Write the lines out again, from the top of the material to the line containing "(0,0) rectangle (1027,1568);", pictures excluded.

########

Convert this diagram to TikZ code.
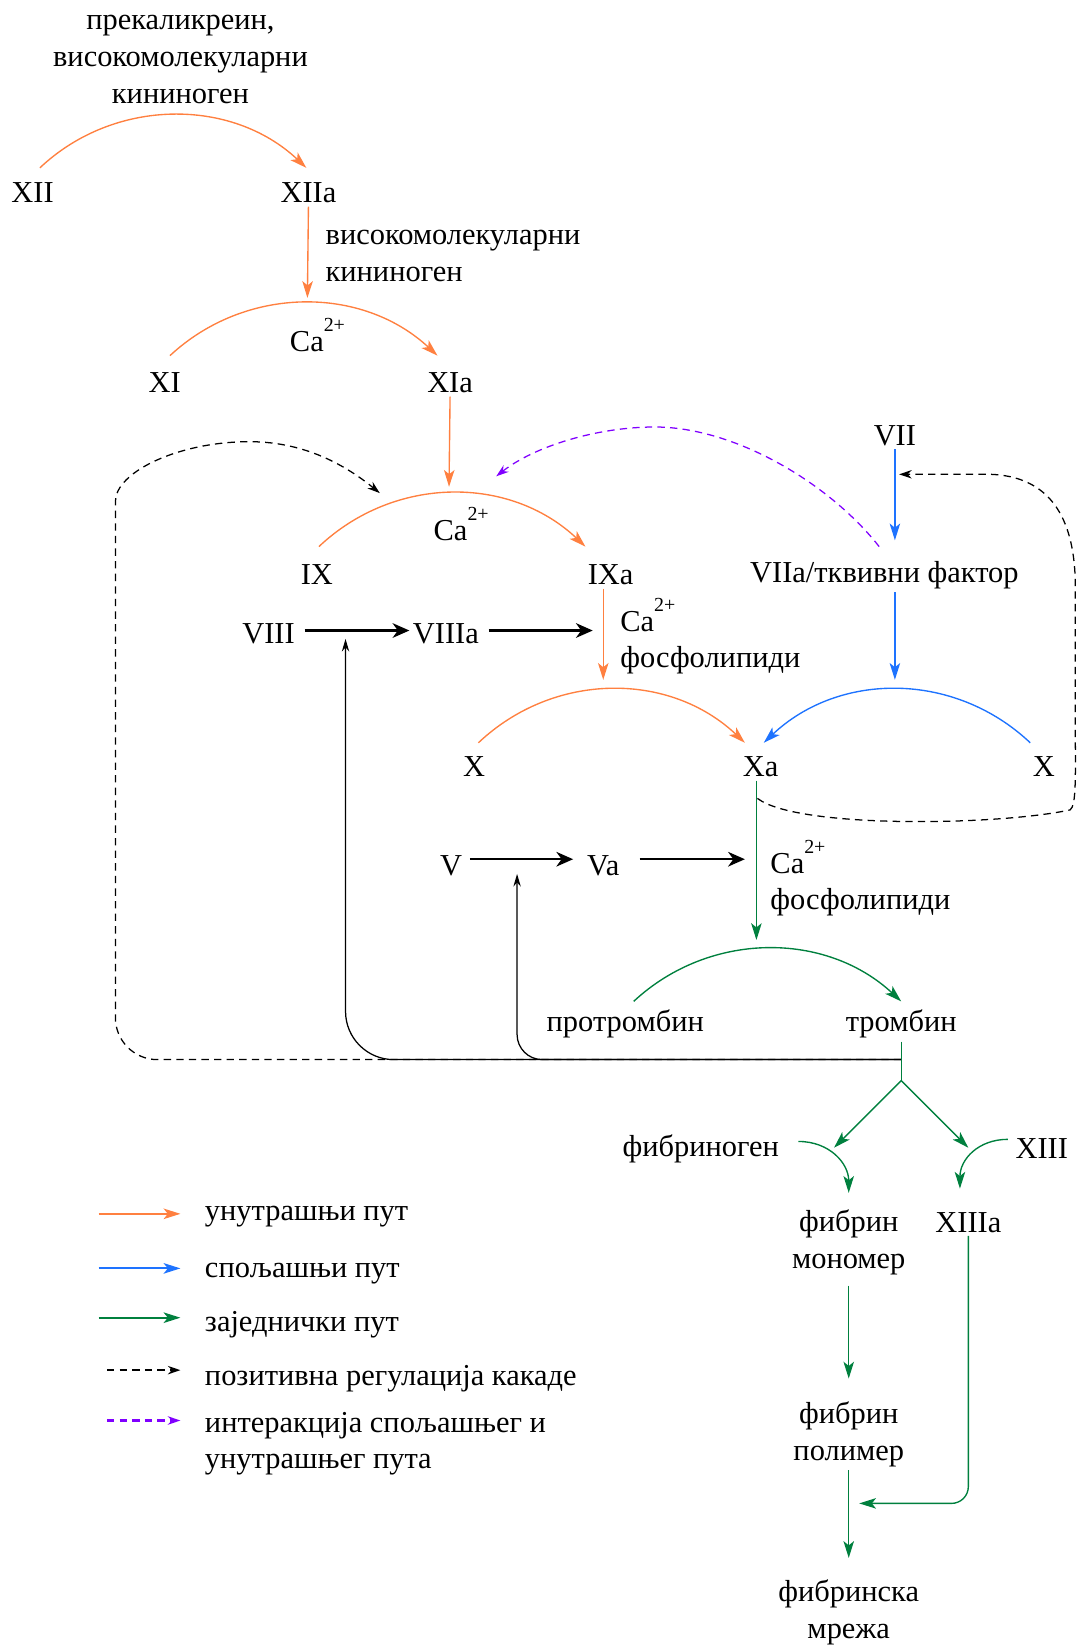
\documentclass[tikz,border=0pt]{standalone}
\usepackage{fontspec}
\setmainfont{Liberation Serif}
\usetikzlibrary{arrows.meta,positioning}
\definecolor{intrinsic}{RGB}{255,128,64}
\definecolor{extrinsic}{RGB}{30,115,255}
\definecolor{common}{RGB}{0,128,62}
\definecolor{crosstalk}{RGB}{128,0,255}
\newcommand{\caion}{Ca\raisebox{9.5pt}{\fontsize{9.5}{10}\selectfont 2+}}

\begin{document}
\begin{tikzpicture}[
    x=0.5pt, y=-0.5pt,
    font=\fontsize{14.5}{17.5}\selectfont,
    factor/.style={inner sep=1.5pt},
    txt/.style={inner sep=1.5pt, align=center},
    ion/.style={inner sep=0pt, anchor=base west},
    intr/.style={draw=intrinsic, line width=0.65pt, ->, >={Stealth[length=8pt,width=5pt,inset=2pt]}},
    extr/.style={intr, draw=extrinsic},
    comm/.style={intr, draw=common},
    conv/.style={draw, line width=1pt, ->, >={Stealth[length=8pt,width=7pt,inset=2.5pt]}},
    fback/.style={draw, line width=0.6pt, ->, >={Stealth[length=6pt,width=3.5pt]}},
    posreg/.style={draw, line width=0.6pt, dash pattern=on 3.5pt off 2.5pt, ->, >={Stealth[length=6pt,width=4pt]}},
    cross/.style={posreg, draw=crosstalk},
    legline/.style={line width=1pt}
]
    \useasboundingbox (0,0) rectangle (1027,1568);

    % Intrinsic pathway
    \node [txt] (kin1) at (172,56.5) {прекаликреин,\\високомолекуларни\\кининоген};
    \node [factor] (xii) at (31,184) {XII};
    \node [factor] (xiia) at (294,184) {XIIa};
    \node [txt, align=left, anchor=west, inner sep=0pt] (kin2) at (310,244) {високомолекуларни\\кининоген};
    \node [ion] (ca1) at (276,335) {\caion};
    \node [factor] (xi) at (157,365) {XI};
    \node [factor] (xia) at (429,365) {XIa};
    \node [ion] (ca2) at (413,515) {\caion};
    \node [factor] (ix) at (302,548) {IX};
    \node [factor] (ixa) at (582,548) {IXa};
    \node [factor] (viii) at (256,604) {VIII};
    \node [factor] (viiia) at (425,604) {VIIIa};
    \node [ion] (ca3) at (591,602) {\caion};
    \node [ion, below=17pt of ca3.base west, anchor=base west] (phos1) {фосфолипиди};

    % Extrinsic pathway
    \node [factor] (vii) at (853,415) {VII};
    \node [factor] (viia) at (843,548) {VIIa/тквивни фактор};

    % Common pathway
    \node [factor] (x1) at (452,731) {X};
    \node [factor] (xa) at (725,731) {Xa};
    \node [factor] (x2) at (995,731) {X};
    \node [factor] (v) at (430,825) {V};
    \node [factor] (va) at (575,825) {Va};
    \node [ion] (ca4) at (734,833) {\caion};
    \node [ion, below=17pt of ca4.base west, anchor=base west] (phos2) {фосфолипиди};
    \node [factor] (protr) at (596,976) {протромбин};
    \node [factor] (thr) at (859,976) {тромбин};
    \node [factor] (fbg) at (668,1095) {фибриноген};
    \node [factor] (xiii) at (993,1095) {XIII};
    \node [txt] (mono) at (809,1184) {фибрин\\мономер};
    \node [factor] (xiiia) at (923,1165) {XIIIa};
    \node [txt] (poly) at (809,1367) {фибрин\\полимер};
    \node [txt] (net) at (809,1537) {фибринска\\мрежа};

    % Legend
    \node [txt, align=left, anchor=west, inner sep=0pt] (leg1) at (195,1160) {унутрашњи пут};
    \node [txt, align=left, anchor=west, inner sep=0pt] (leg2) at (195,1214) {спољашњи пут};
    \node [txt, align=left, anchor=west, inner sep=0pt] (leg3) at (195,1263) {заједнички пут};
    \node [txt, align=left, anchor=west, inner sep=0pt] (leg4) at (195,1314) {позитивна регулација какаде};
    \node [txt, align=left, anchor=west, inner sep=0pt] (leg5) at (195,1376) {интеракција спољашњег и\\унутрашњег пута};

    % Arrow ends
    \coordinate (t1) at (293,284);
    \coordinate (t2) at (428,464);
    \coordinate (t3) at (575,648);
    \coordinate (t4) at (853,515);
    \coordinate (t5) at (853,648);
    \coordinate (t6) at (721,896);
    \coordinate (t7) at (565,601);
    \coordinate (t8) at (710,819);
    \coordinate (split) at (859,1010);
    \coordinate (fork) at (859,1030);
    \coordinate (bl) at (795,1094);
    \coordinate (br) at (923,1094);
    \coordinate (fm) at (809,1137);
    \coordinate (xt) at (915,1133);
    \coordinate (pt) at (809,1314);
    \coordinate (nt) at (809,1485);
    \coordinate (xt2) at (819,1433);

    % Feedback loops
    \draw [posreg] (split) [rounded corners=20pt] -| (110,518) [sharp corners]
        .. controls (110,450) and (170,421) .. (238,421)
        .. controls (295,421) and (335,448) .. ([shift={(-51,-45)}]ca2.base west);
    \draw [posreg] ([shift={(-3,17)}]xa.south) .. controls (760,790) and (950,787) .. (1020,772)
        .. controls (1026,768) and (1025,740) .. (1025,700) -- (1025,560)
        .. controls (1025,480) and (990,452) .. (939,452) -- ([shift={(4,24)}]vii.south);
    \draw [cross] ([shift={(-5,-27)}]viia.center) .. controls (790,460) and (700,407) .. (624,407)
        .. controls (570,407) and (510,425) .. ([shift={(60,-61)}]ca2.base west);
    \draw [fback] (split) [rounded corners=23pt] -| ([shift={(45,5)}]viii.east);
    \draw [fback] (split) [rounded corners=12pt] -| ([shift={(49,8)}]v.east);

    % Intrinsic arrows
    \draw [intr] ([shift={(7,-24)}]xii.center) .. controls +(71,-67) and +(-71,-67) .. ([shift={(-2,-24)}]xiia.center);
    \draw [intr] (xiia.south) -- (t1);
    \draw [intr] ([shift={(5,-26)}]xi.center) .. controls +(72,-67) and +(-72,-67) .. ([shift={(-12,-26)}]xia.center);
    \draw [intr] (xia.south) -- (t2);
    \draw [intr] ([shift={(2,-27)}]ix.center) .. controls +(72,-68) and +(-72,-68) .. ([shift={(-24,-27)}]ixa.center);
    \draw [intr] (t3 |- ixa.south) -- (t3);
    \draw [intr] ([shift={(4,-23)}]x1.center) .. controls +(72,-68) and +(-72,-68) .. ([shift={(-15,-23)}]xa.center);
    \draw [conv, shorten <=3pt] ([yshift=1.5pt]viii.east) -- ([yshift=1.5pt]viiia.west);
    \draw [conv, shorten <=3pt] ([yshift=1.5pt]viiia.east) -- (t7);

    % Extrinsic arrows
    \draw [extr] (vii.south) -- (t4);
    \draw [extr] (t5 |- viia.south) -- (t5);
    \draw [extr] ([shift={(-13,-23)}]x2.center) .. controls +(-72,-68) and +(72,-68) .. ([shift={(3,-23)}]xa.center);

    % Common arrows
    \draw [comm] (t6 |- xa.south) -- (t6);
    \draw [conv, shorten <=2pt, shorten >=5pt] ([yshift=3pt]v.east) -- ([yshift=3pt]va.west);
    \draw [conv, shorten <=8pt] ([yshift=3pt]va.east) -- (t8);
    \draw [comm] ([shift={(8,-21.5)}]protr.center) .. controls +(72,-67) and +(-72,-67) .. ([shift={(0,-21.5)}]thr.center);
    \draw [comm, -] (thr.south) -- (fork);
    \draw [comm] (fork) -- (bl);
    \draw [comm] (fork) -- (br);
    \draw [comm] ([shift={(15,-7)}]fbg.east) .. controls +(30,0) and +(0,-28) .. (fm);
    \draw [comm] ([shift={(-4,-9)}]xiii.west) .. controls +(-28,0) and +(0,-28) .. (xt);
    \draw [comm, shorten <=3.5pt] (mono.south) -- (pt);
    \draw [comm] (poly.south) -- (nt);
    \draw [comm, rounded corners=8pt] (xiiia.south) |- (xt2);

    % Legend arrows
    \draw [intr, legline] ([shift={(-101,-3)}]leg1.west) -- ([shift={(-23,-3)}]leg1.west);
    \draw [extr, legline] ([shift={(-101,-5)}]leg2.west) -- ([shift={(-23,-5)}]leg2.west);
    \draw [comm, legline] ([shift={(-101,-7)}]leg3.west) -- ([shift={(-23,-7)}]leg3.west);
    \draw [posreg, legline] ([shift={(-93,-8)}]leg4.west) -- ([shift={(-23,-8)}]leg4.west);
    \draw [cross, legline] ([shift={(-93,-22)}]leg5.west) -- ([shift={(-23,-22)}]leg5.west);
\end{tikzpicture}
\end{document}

########

Response |
Convert this diagram to TikZ code.
\documentclass[tikz,border=0pt]{standalone}
\usepackage{fontspec}
\setmainfont{Liberation Serif}
\usetikzlibrary{arrows.meta,positioning}
\definecolor{intrinsic}{RGB}{255,128,64}
\definecolor{extrinsic}{RGB}{30,115,255}
\definecolor{common}{RGB}{0,128,62}
\definecolor{crosstalk}{RGB}{128,0,255}
\newcommand{\caion}{Ca\raisebox{9.5pt}{\fontsize{9.5}{10}\selectfont 2+}}

\begin{document}
\begin{tikzpicture}[
    x=0.5pt, y=-0.5pt,
    font=\fontsize{14.5}{17.5}\selectfont,
    factor/.style={inner sep=1.5pt},
    txt/.style={inner sep=1.5pt, align=center},
    ion/.style={inner sep=0pt, anchor=base west},
    intr/.style={draw=intrinsic, line width=0.65pt, ->, >={Stealth[length=8pt,width=5pt,inset=2pt]}},
    extr/.style={intr, draw=extrinsic},
    comm/.style={intr, draw=common},
    conv/.style={draw, line width=1pt, ->, >={Stealth[length=8pt,width=7pt,inset=2.5pt]}},
    fback/.style={draw, line width=0.6pt, ->, >={Stealth[length=6pt,width=3.5pt]}},
    posreg/.style={draw, line width=0.6pt, dash pattern=on 3.5pt off 2.5pt, ->, >={Stealth[length=6pt,width=4pt]}},
    cross/.style={posreg, draw=crosstalk},
    legline/.style={line width=1pt}
]
    \useasboundingbox (0,0) rectangle (1027,1568);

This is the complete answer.